Antes eu duvidava que podia nadar. Talvez, eu duvide ainda. Até eu fazer certinho uma piscina inteira. Às vezes, eu acho que não vou conseguir fazer os 25 metros ou 50 metros de uma vez (os comprimentos de uma piscina semiolímpica e olímpica).

Eu me preocupo de estar numa piscina, afogar e ninguém perceber. É mais este um medo. A minha força pulmonar, a respiração não é igual a de antes. Eu consigo segurar o ar por menos tempo. Antes, em treino, atravessava a piscina sem respirar. Hoje deve dar de 15 a 20 segundos.
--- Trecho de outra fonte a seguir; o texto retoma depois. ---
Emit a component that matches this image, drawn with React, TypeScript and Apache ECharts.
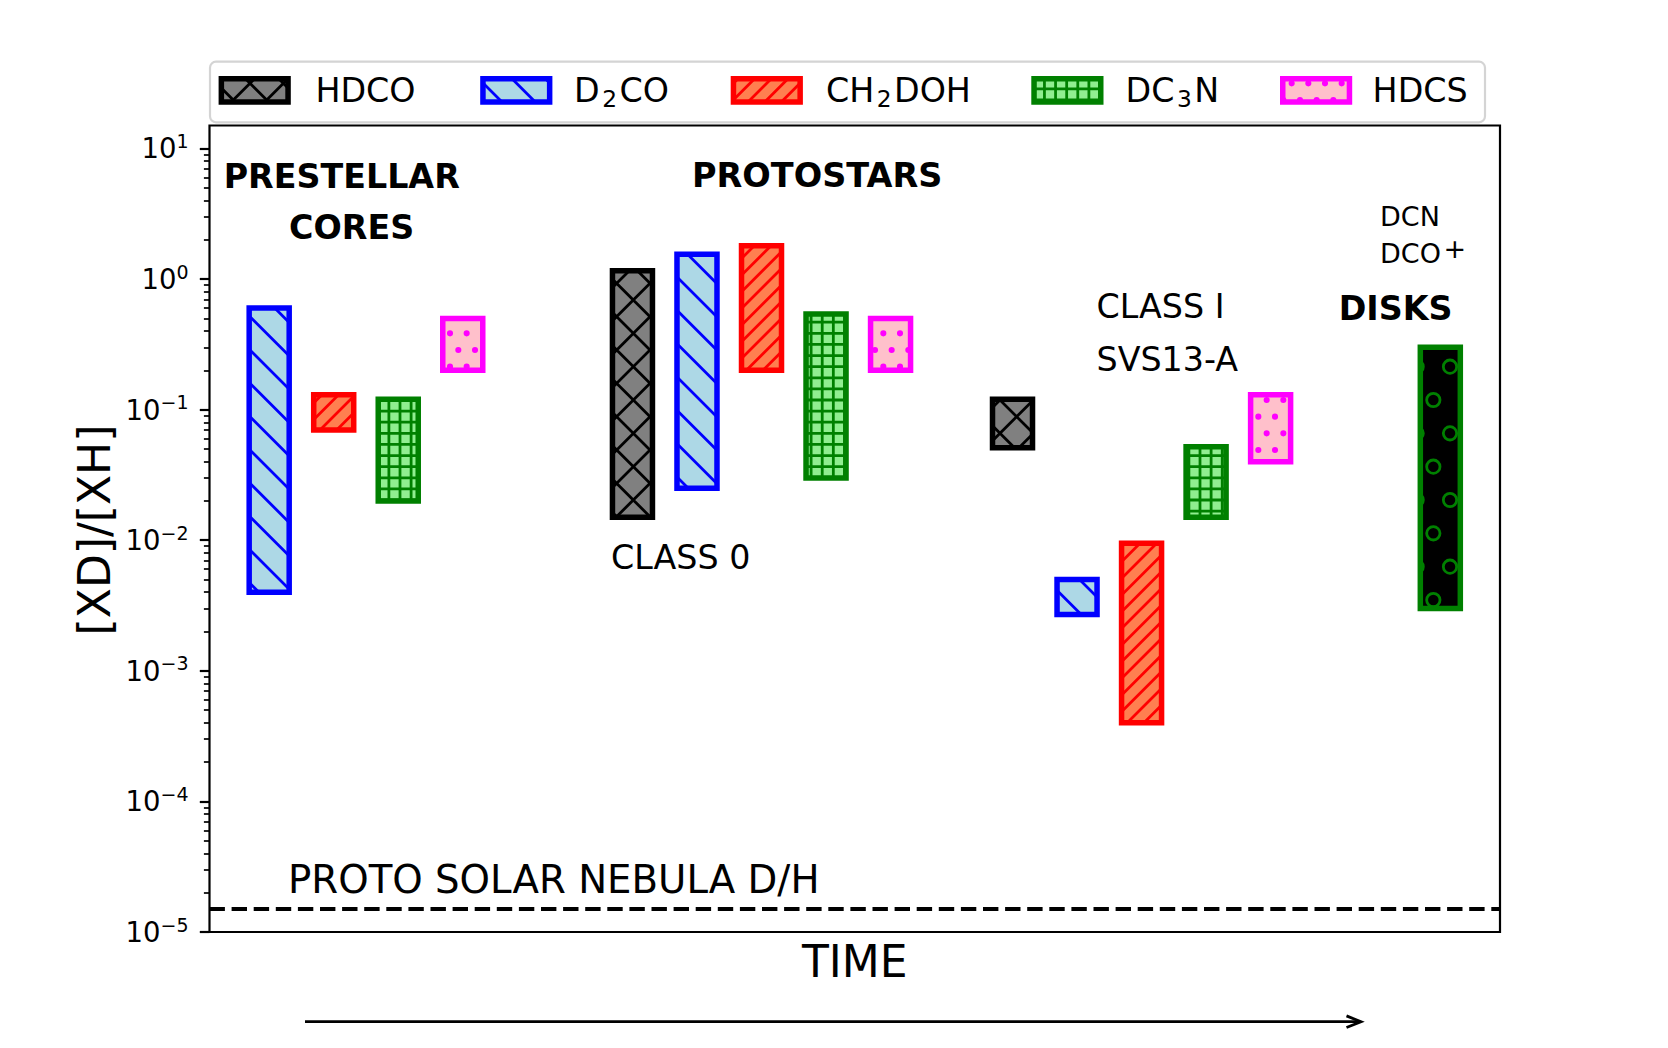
import React, { useEffect, useRef } from 'react';
import * as echarts from 'echarts';

// ---------------- data ----------------
const species = ['HDCO', 'D2CO', 'CH2DOH', 'DC3N', 'HDCS'];
const speciesRich = ['{a|HDCO}', '{a|D}{b|2}{a|CO}', '{a|CH}{b|2}{a|DOH}', '{a|DC}{b|3}{a|N}', '{a|HDCS}'];

// [XD]/[XH] ranges (low / high) per species; null = no measurement
const prestellarLow = [null, 0.004, 0.07, 0.02, 0.2];
const prestellarHigh = [null, 0.6, 0.13, 0.12, 0.5];
const class0Low = [0.015, 0.025, 0.2, 0.03, 0.2];
const class0High = [1.16, 1.55, 1.8, 0.54, 0.5];
const class1Low = [0.051, 0.0027, 0.0004, 0.015, 0.04];
const class1High = [0.12, 0.005, 0.0095, 0.052, 0.13];
const diskLow = [0.003];
const diskHigh = [0.3];
const protoSolarDH = 1.5e-5;

// x positions (time axis, arbitrary units) of the first species slot of each group
const groupX = [-0.075, 6.555, 12.445];
const diskX = 19.075;

const yTickExponents = [-5, -4, -3, -2, -1, 0, 1];
const Y_MIN = 1e-5;
const Y_MAX = 15;

// ---------------- styles ----------------
const FONT = 'DejaVu Sans';
const faceColors = ['#808080', '#add8e6', '#ff7f50', '#90ee90', '#ffc0cb', '#000000'];
const edgeColors = ['#000000', '#0000ff', '#ff0000', '#008000', '#ff00ff', '#008000'];
const hatches = ['x', '\\', '//', '+++', '..', 'o'];
const BAR_W = 0.62;
const EDGE_LW = 5.5;
const TILE = 200;
const HLW = 2.78;

function hatchUrl(hatch: string, face: string, edge: string) {
  const T = TILE;
  const cnt = (c: string) => hatch.split(c).length - 1;
  let s = `<svg xmlns="http://www.w3.org/2000/svg" width="${T}" height="${T}" viewBox="0 0 ${T} ${T}"><rect width="${T}" height="${T}" fill="${face}"/>`;
  const ne = (cnt('/') + cnt('x')) * 6;
  const se = (cnt('\\') + cnt('x')) * 6;
  const hv = cnt('+') * 6;
  let d = '';
  if (ne) {
    const sp = T / ne;
    for (let k = 0; k <= 2 * ne; k++) {
      const c = k * sp;
      d += `M-10,${c + 10}L${T + 10},${c - T - 10}`;
    }
  }
  if (se) {
    const sp = T / se;
    for (let k = -se; k <= se; k++) {
      const c = k * sp;
      d += `M-10,${c - 10}L${T + 10},${T + 10 + c}`;
    }
  }
  if (hv) {
    const sp = T / hv;
    for (let k = 0; k <= hv; k++) {
      const c = k * sp;
      d += `M0,${c}H${T}M${c},0V${T}`;
    }
  }
  if (d) s += `<path d="${d}" stroke="${edge}" stroke-width="${HLW}" fill="none"/>`;
  const shapes = (n: number, r: number, filled: boolean) => {
    const sp = T / n;
    let out = '';
    const circ = (cx: number, cy: number) => {
      out += `<circle cx="${cx}" cy="${cy}" r="${r}" fill="${filled ? edge : 'none'}" stroke="${edge}" stroke-width="${HLW}"/>`;
    };
    for (let i = 0; i <= n; i++) {
      const y = i * sp;
      if (i % 2 === 0) for (let j = 0; j <= n; j++) circ(j * sp, y);
      else for (let j = 0; j < n; j++) circ((j + 0.5) * sp, y);
    }
    return out;
  };
  const dots = cnt('.') * 6;
  const rings = cnt('o') * 6;
  if (dots) s += shapes(dots, (T / dots) * 0.1, true);
  if (rings) s += shapes(rings, (T / rings) * 0.2, false);
  s += '</svg>';
  return 'data:image/svg+xml;charset=utf-8,' + encodeURIComponent(s);
}

const patterns = hatches.map((h, i) => ({
  image: hatchUrl(h, faceColors[i], edgeColors[i]),
  repeat: 'repeat',
  imageWidth: TILE,
  imageHeight: TILE,
}));

function buildOption() {
  const barData: number[][] = [];
  const groups = [
    [prestellarLow, prestellarHigh],
    [class0Low, class0High],
    [class1Low, class1High],
  ];
  groups.forEach(([lo, hi], gi) => {
    species.forEach((_, si) => {
      if (lo[si] != null && hi[si] != null) {
        barData.push([groupX[gi] + si, Math.log10(lo[si] as number), Math.log10(hi[si] as number), si]);
      }
    });
  });
  diskLow.forEach((lo, i) => {
    barData.push([diskX, Math.log10(lo), Math.log10(diskHigh[i]), 5]);
  });

  const minorTickValues: number[] = [];
  for (const e of yTickExponents) {
    for (let m = 2; m <= 9; m++) {
      const v = m * Math.pow(10, e);
      if (v < Y_MAX) minorTickValues.push(Math.log10(v));
    }
  }

  const yMin = Math.log10(Y_MIN);
  const yMax = Math.log10(Y_MAX);

  const text = (t: string, x: number, y: number, size: number, bold = false, extra: any = {}) => ({
    type: 'text',
    x,
    y,
    silent: true,
    style: {
      text: t,
      fontFamily: FONT,
      fontSize: size,
      fontWeight: bold ? 'bold' : 'normal',
      fill: '#000',
      align: 'left',
      verticalAlign: 'middle',
      ...extra,
    },
  });

  const legendCenters = [254.7, 516.3, 766.8, 1067.4, 1316.1];
  const legendTextX = [315.4, 574.1, 825.9, 1125.5, 1372.6];
  const legendY = 90.3;
  const legendEls: any[] = [
    {
      type: 'rect',
      silent: true,
      shape: { x: 210, y: 61.7, width: 1275, height: 60.6, r: 6 },
      style: { fill: 'rgba(255,255,255,0.8)', stroke: '#d4d4d4', lineWidth: 2.2 },
    },
  ];
  species.forEach((_, i) => {
    legendEls.push({
      type: 'rect',
      silent: true,
      shape: { x: legendCenters[i] - 33.35, y: legendY - 11.65, width: 66.7, height: 23.3 },
      style: { fill: patterns[i], stroke: edgeColors[i], lineWidth: EDGE_LW },
    });
    legendEls.push({
      type: 'text',
      x: legendTextX[i],
      y: 90,
      silent: true,
      style: {
        text: speciesRich[i],
        align: 'left',
        verticalAlign: 'middle',
        rich: {
          a: { fontFamily: FONT, fontSize: 33.3, lineHeight: 40, fill: '#000' },
          b: {
            fontFamily: FONT,
            fontSize: 23.3,
            lineHeight: 20,
            verticalAlign: 'bottom',
            fill: '#000',
            padding: [0, 2.5, 0, 2.5],
          },
        },
      },
    });
  });

  return {
    animation: false,
    backgroundColor: '#ffffff',
    textStyle: { fontFamily: FONT },
    grid: {
      left: 209.5,
      top: 125.5,
      width: 1290.5,
      height: 806.5,
      show: true,
      borderColor: '#000',
      borderWidth: 2.2,
      backgroundColor: 'transparent',
      containLabel: false,
      outerBoundsMode: 'none',
    },
    xAxis: { type: 'value', min: 0, max: 20, show: false },
    yAxis: [
      {
        type: 'value',
        min: yMin,
        max: yMax,
        interval: 1,
        axisLine: { show: false },
        splitLine: { show: false },
        axisTick: {
          show: true,
          customValues: yTickExponents,
          length: 9.7,
          lineStyle: { color: '#000', width: 2.2 },
        },
        axisLabel: {
          show: true,
          customValues: yTickExponents,
          margin: 21,
          formatter: (v: number) => `{m|10}{s|${v < 0 ? '\u2212' + Math.abs(Math.round(v)) : Math.round(v)}}`,
          rich: {
            m: { fontFamily: FONT, fontSize: 27.5, lineHeight: 34, color: '#000' },
            s: { fontFamily: FONT, fontSize: 19, lineHeight: 20, verticalAlign: 'top', color: '#000' },
          },
        },
      },
      {
        type: 'value',
        min: yMin,
        max: yMax,
        interval: 1,
        position: 'left',
        axisLine: { show: false },
        splitLine: { show: false },
        axisLabel: { show: false },
        axisTick: {
          show: true,
          customValues: minorTickValues,
          length: 5.6,
          lineStyle: { color: '#000', width: 1.7 },
        },
      },
    ],
    series: [
      {
        type: 'custom',
        coordinateSystem: 'cartesian2d',
        xAxisIndex: 0,
        yAxisIndex: 0,
        encode: { x: 0, y: [1, 2] },
        data: barData,
        renderItem: (params: any, api: any) => {
          const x = api.value(0);
          const lo = api.value(1);
          const hi = api.value(2);
          const k = api.value(3);
          const tl = api.coord([x - BAR_W / 2, hi]);
          const br = api.coord([x + BAR_W / 2, lo]);
          return {
            type: 'rect',
            shape: { x: tl[0], y: tl[1], width: br[0] - tl[0], height: br[1] - tl[1] },
            style: { fill: patterns[k], stroke: edgeColors[k], lineWidth: EDGE_LW },
          };
        },
        markLine: {
          silent: true,
          symbol: ['none', 'none'],
          label: { show: false },
          lineStyle: { color: '#000', width: 4.2, type: [15.4, 6.7] },
          data: [{ yAxis: Math.log10(protoSolarDH) }],
        },
      },
    ],
    graphic: [
      ...legendEls,
      text('PRESTELLAR', 223.7, 176, 33.3, true),
      text('CORES', 289, 227, 33.3, true),
      text('PROTOSTARS', 692, 175.5, 33.5, true),
      text('DCN', 1380, 216.3, 27),
      text('DCO', 1380, 253.7, 27),
      text('+', 1443.5, 248.3, 27),
      text('DISKS', 1338.7, 308, 33.3, true),
      text('CLASS I', 1096.5, 306.7, 33.3),
      text('SVS13-A', 1096.5, 359.2, 33.3),
      text('CLASS 0', 611, 557.4, 33.3),
      text('PROTO SOLAR NEBULA D/H', 288, 879.2, 38.7),
      text('TIME', 854.75, 961.7, 44, false, { align: 'center' }),
      {
        type: 'text',
        x: 94,
        y: 530,
        rotation: Math.PI / 2,
        silent: true,
        style: {
          text: '[XD]/[XH]',
          fontFamily: FONT,
          fontSize: 44,
          fill: '#000',
          align: 'center',
          verticalAlign: 'middle',
        },
      },
      {
        type: 'polyline',
        silent: true,
        shape: { points: [[305, 1021.7], [1360, 1021.7]] },
        style: { stroke: '#000', lineWidth: 2.8, fill: 'none' },
      },
      {
        type: 'polyline',
        silent: true,
        shape: { points: [[1346.5, 1015.9], [1361, 1021.7], [1346.5, 1027.5]] },
        style: { stroke: '#000', lineWidth: 2.8, fill: 'none' },
      },
    ],
  };
}

export default function App() {
  const ref = useRef<HTMLDivElement>(null);
  useEffect(() => {
    if (!ref.current) return;
    const chart = echarts.init(ref.current, null, { renderer: 'svg', width: 1668, height: 1048 });
    chart.setOption(buildOption() as any);
    return () => chart.dispose();
  }, []);
  return (
    <div
      ref={ref}
      style={{ position: 'absolute', left: 0, top: 0, width: 1668, height: 1048, background: '#fff' }}
    />
  );
}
Mas sei que a partir do momento que eu me disponho a fazer, tenho que treinar para não ter medo. Se eu tiver medo, não vou conseguir fazer. Estou trabalhando para esta barreira psicológica ser superada. Eu não sei o que espero para daqui a quatro anos. Passei a ter objetivos em curto prazo.

Mas gostaria de estar competindo, não vou falar indo para próxima Paraolimpíada porque eu acho que quatro anos é pouco tempo para conseguir chegar neste nível. Mas pelo menos estar treinando sério e competir algumas provas.

Acho que a vida vai ficar melhor voltando para o esporte. Até por ter uma equipe. Mesmo sendo um esporte individual, tem uma equipe e meus melhores amigos até hoje são da natação. Tem muita história junto. Acho que será a mesma coisa. Uma equipe que seja bem unida e amizades novas.